» What is required:
Retype the listing below line for line, but only from the line with "Write the matplotlib code for this chart." down to the line with "plt.rcParams['mathtext.bf'] = 'Liberation", inclusive. Pictures stay out.
---------- Source material
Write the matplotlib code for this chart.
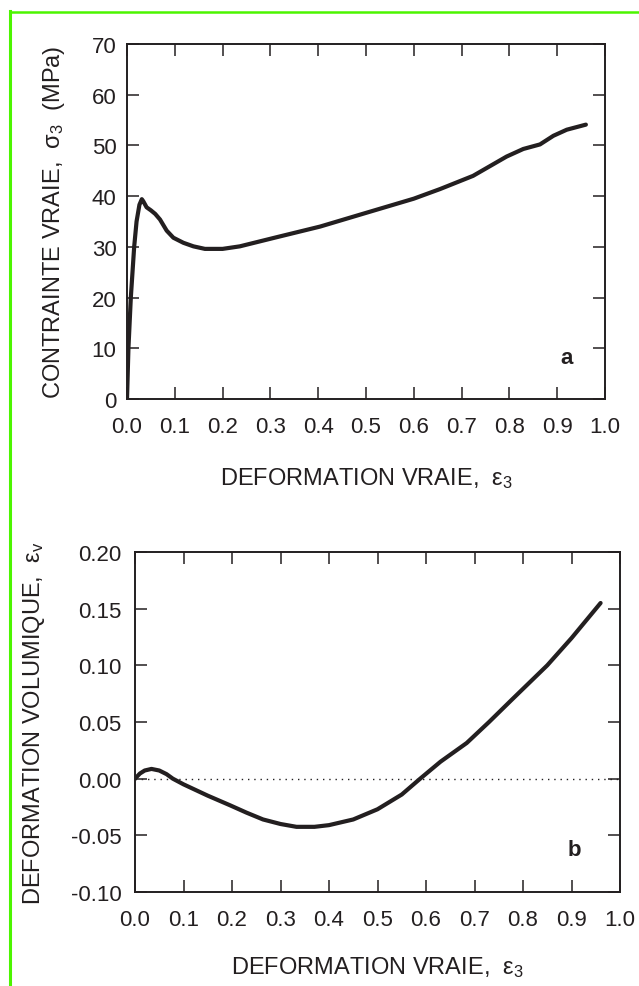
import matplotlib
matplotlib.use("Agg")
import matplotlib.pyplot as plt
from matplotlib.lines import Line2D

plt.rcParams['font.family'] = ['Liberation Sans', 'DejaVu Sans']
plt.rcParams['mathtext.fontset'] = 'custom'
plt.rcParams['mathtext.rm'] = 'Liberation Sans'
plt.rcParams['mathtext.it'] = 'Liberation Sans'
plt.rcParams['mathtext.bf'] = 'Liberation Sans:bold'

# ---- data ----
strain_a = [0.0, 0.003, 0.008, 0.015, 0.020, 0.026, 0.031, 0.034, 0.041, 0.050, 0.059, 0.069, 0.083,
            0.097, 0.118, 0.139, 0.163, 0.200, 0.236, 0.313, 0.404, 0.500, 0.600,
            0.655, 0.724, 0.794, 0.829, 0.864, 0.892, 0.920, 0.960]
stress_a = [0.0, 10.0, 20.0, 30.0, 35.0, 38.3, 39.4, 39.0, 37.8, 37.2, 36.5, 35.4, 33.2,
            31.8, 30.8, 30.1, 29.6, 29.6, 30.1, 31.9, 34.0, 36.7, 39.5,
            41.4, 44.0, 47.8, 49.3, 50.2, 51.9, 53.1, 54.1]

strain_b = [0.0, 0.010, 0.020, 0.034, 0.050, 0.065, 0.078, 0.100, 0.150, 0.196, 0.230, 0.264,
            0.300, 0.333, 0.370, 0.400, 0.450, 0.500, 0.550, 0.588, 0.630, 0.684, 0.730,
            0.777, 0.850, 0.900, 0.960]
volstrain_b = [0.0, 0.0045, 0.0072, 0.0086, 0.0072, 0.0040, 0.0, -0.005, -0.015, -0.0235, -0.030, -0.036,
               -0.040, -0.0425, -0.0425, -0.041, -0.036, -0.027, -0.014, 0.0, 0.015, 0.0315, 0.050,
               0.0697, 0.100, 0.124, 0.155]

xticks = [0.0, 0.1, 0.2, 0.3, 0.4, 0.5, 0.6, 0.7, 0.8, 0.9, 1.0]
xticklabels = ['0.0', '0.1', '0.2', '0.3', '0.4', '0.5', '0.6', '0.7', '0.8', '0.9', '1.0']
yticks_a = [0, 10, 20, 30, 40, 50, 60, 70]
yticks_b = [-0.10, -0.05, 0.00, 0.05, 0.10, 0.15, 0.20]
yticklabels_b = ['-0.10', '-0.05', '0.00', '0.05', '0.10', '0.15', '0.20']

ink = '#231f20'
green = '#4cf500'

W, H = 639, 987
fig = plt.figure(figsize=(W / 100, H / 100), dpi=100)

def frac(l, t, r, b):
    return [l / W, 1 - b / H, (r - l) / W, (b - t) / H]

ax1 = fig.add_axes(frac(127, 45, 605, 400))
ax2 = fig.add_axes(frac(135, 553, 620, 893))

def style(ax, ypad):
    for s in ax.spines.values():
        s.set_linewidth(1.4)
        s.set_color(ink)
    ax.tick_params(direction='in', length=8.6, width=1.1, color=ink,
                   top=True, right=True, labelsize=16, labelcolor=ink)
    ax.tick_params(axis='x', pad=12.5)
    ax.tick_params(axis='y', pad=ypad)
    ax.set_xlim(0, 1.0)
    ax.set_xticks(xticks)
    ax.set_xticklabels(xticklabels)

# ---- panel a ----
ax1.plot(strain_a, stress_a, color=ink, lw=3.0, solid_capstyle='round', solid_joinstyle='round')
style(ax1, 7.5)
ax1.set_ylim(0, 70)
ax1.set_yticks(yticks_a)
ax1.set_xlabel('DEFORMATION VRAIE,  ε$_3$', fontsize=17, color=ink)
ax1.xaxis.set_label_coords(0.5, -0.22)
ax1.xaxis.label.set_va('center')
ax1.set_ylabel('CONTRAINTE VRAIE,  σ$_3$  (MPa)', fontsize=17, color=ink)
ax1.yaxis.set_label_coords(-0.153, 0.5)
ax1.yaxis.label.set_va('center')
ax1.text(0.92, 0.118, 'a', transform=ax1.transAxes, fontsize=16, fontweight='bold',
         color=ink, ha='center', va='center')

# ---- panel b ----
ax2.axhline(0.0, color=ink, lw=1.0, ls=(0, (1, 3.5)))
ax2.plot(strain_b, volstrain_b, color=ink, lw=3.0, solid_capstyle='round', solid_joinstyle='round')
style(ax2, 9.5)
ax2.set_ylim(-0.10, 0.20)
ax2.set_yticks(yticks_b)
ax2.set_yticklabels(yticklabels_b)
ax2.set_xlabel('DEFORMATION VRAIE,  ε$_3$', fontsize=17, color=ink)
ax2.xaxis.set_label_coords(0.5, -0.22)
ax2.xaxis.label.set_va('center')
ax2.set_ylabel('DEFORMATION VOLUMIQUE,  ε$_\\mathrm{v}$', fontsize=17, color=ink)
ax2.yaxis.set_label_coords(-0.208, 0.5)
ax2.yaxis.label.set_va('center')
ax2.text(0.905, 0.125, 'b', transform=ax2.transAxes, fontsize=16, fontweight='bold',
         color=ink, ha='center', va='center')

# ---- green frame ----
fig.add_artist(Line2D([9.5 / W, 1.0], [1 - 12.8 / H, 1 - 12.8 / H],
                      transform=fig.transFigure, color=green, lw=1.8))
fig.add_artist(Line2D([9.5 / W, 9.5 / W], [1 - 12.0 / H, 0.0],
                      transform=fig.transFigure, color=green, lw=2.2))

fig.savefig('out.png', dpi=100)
--------------------
---------- Source material
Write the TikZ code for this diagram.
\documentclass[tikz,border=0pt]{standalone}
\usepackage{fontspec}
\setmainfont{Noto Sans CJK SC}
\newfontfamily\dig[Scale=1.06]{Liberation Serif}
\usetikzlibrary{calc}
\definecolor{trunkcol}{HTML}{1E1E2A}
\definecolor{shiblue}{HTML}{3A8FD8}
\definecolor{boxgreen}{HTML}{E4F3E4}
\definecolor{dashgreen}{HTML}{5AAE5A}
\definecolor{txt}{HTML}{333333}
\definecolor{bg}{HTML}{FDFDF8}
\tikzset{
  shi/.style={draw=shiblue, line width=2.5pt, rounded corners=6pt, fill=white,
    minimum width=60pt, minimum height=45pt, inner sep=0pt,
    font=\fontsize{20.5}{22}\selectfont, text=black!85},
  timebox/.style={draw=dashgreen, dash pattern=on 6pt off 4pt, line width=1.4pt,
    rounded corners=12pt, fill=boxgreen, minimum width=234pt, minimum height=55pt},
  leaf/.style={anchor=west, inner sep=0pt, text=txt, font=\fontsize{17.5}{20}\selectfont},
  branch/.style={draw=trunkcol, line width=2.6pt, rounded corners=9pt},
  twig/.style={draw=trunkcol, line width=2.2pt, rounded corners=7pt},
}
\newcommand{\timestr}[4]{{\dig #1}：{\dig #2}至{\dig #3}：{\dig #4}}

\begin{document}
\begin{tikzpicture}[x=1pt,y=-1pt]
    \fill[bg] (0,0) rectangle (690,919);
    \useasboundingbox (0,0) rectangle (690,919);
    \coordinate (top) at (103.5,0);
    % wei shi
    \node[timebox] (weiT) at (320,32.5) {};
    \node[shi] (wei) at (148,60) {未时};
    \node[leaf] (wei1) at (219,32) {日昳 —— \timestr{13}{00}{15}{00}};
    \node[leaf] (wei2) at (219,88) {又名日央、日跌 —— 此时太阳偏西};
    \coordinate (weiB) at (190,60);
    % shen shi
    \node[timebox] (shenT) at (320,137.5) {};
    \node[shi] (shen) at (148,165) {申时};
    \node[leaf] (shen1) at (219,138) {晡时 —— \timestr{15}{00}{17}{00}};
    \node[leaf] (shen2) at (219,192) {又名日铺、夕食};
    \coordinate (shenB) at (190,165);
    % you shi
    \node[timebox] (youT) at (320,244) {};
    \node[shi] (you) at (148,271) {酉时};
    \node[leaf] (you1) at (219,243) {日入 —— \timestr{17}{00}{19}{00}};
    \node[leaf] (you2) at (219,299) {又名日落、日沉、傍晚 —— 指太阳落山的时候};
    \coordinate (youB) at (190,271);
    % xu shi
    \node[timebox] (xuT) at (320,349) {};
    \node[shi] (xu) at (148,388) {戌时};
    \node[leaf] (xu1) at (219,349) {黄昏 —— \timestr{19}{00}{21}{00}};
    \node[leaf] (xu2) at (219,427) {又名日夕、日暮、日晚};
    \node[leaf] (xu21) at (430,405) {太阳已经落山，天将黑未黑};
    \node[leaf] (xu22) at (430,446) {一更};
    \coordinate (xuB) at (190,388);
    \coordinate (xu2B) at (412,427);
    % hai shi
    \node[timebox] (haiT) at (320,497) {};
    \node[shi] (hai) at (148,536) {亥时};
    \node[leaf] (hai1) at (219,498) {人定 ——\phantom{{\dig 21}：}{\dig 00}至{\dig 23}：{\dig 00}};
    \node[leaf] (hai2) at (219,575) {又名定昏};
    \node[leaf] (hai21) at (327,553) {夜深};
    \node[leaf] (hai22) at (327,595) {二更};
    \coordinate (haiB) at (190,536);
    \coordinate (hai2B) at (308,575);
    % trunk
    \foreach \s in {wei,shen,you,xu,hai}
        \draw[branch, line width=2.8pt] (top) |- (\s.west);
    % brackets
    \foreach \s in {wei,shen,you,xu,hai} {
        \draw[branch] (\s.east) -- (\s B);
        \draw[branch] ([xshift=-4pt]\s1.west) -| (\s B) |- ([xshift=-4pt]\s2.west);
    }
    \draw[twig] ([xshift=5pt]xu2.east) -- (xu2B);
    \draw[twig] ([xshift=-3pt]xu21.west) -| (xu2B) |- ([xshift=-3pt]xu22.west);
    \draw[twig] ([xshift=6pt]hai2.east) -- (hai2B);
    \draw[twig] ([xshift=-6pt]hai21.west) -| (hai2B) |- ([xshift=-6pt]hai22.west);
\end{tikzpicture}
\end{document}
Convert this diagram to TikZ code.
--------------------
» Task solution:
Write the matplotlib code for this chart.
import matplotlib
matplotlib.use("Agg")
import matplotlib.pyplot as plt
from matplotlib.lines import Line2D

plt.rcParams['font.family'] = ['Liberation Sans', 'DejaVu Sans']
plt.rcParams['mathtext.fontset'] = 'custom'
plt.rcParams['mathtext.rm'] = 'Liberation Sans'
plt.rcParams['mathtext.it'] = 'Liberation Sans'
plt.rcParams['mathtext.bf'] = 'Liberation Sans:bold'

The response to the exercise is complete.